Reviewed by Dr. Michael Burke
Picard M, et al. J Allergy Clin Immunol. 2015 Oct 19; 137(4):1154-1164
Anti-neoplastics are among the leading causes of fatal anaphylactic reactions in the United States with taxanes leading as the most frequent causative agent. Due to the dependency on taxane therapy, desensitization protocols have emerged for the delivery of chemotherapy in the setting of potentially fatal hypersensitivity reactions. The present study sought to risk stratify patients with history of taxane hypersensitivity by both reaction severity and skin-testing into either desensitization or challenge and to identify patients who may tolerate conventional protocols on re-exposure. The study population included 164 patients with documented hypersensitivity to paclitaxel (142) and docetaxel (22) with a wide variety of malignancies including ovarian, endometrial, breast, and prostate. Nearly all (106/110) patients with history of positive or equivocal skin test to taxane were submitted initially to desensitization with 23 progressing to intermediate dosage challenge and 13 tolerating all successive regimens and resuming full-dose infusion protocol. Of the patients with negative skin testing, 2 of 13 with history of severe reaction tolerated desensitization and were able to progress to challenge; the mixed cohort of prior moderate reactions and desensitization graduates yielded 22 patients of which 16 tolerated challenge; those 16 joined 5 skin test negative patients with history of mild reaction, all of which tolerated resumption of conventional protocol. The majority of patients followed tolerated re-exposure well with 89/138 without recurrent reaction and 31% with mild hypersensitivity or delayed reaction, most commonly flushing, and notably no instances of anaphylaxis. Patients with a history of atopic disease (31% of cohort) were more likely to suffer recurrent hypersensitivity reaction on re-exposure during desensitization or challenge as were those with history of gynecological malignancy.
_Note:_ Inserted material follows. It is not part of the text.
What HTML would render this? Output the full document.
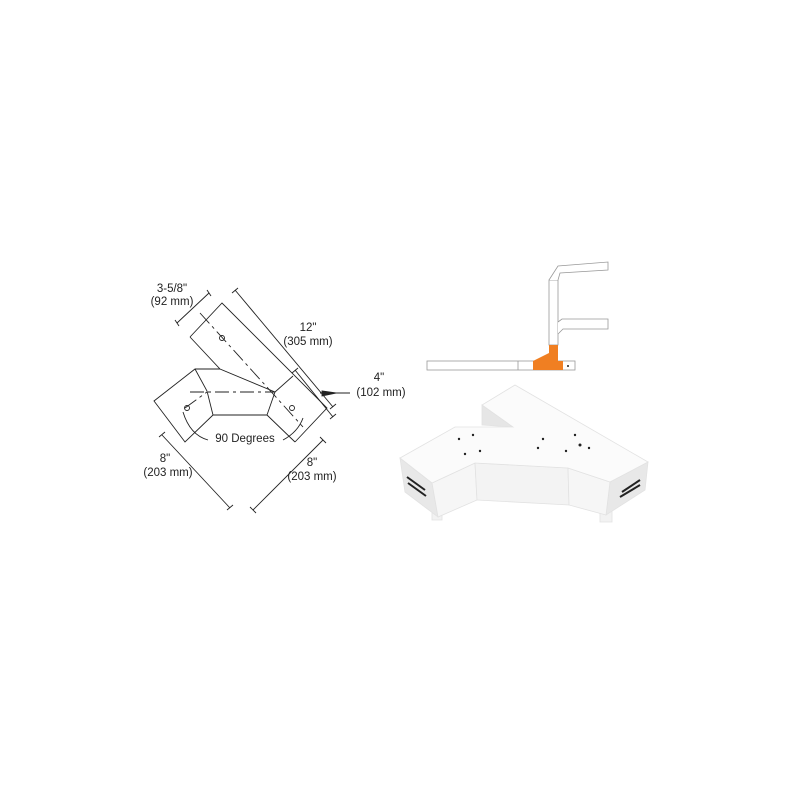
<!DOCTYPE html>
<html><head><style>body{margin:0;background:#fff}svg{display:block}text{font-family:"Liberation Sans",sans-serif;font-size:11.5px;fill:#222}</style></head>
<body>
<svg width="800" height="800" viewBox="0 0 800 800">
<g stroke="#222" stroke-width="0.9" fill="none">
<polyline points="190,337 222,303 327,408 295,442"/>
<polyline points="190,337 220,369 275,392 267,415"/>
<polyline points="275,392 293,376"/>
<polyline points="220,369 195,369 154,401 185,442 213,415 267,415"/>
<polyline points="195,369 207,391 213,415"/>
<polyline points="267,415 295,442"/>
<g stroke-dasharray="14,4,3,4">
<line x1="200" y1="313" x2="303" y2="427"/>
<line x1="190" y1="392" x2="275" y2="392"/>
<line x1="185" y1="408" x2="207" y2="392"/>
</g>
<circle cx="222" cy="338" r="2.5"/><circle cx="187" cy="408" r="2.5"/><circle cx="292" cy="408" r="2.5"/>
<line x1="177" y1="323" x2="209" y2="293"/>
<line x1="175" y1="320" x2="179" y2="326"/><line x1="207" y1="290" x2="211" y2="296"/>
<line x1="235" y1="290" x2="333" y2="407"/>
<line x1="238" y1="288" x2="232" y2="293"/><line x1="336" y1="404" x2="330" y2="409"/>
<line x1="295" y1="370" x2="333" y2="417"/>
<line x1="298" y1="368" x2="292" y2="373"/><line x1="336" y1="414" x2="330" y2="419"/>
<line x1="320" y1="393" x2="350" y2="393"/>
<polygon points="322,391 336,393 322,396" fill="#222"/>
<line x1="162" y1="435" x2="230" y2="508"/>
<line x1="159" y1="437" x2="165" y2="432"/><line x1="227" y1="510" x2="233" y2="505"/>
<line x1="323" y1="440" x2="253" y2="510"/>
<line x1="320" y1="437" x2="326" y2="443"/><line x1="250" y1="507" x2="256" y2="513"/>
<path d="M183,412 Q190,435 208,440"/>
<path d="M283,440 Q298,432 303,418"/>
</g>
<text x="172" y="292" text-anchor="middle">3-5/8"</text>
<text x="172" y="305" text-anchor="middle">(92 mm)</text>
<text x="308" y="331" text-anchor="middle">12"</text>
<text x="308" y="345" text-anchor="middle">(305 mm)</text>
<text x="379" y="381" text-anchor="middle">4"</text>
<text x="381" y="396" text-anchor="middle">(102 mm)</text>
<text x="245" y="442" text-anchor="middle">90 Degrees</text>
<text x="165" y="462" text-anchor="middle">8"</text>
<text x="168" y="476" text-anchor="middle">(203 mm)</text>
<text x="312" y="466" text-anchor="middle">8"</text>
<text x="312" y="480" text-anchor="middle">(203 mm)</text>
<g stroke="#999" stroke-width="0.8" fill="#fff">
<rect x="427" y="361" width="148" height="9"/>
<line x1="518" y1="361" x2="518" y2="370"/>
<rect x="549" y="280" width="9" height="65"/>
<polyline points="549,280 558,266 608,262 608,270 560,273 558,280"/>
<polyline points="558,322 562,319 608,319 608,329 563,329 558,334"/>
</g>
<polygon points="533,361 549,353 549,345 558,345 558,361 563,361 563,370 533,370" fill="#f07f22"/>
<circle cx="568" cy="366" r="1" fill="#222"/>
<g stroke="#e2e2e2" stroke-width="0.8">
<polygon points="432,505 442,505 442,520 432,520" fill="#f2f2f2"/>
<polygon points="600,505 612,505 612,522 600,522" fill="#f2f2f2"/>
<polygon points="400,458 432,483 438,517 405,492" fill="#e8e8e8"/>
<polygon points="610,482 648,462 645,490 606,515" fill="#e8e8e8"/>
<polygon points="432,483 475,463 477,500 438,517" fill="#f6f6f6"/>
<polygon points="475,463 568,468 569,505 477,500" fill="#f3f3f3"/>
<polygon points="568,468 610,482 606,515 569,505" fill="#f6f6f6"/>
<polygon points="482,405 513,427 482,425" fill="#e6e6e6"/>
<polygon points="400,458 455,427 513,427 482,405 515,385 648,462 610,482 568,468 475,463 432,483" fill="#fbfbfb"/>
</g>
<g stroke="#222" stroke-width="2">
<line x1="407" y1="477" x2="425" y2="490"/><line x1="408" y1="483" x2="426" y2="496"/>
<line x1="622" y1="492" x2="640" y2="480"/><line x1="620" y1="497" x2="640" y2="485"/>
</g>
<g fill="#222">
<circle cx="459" cy="439" r="1.2"/><circle cx="473" cy="435" r="1.2"/><circle cx="465" cy="454" r="1.2"/><circle cx="480" cy="451" r="1.2"/>
<circle cx="543" cy="439" r="1.2"/><circle cx="538" cy="448" r="1.2"/><circle cx="575" cy="435" r="1.2"/><circle cx="580" cy="445" r="1.5"/><circle cx="589" cy="448" r="1.2"/><circle cx="566" cy="451" r="1.2"/>
</g>
</svg>
</body></html>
Towards their primary endpoint the authors were successful in the resumption of full-dose infusions in 22% of the total cohort without a single episode of severe reaction; this latter point is notable as more aggressive protocols favoring rapid re-challenge have been reported with greater success rates (40-89%), however, with a 1-8% incidence of anaphylaxis on re-exposure and 2 documented cases of death in smaller cohorts. A significant proportion was not advanced from desensitization to challenge due to changes in the protocol implemented mid-study rather than inherent failure of the algorithm, ultimately affecting the reported success rate. While the present study provides data on likelihood to resume conventional infusions, in the absence of a concomitant comparison, little can be meaningfully claimed towards the superiority of the current risk-stratified algorithm over prior re-challenge approaches.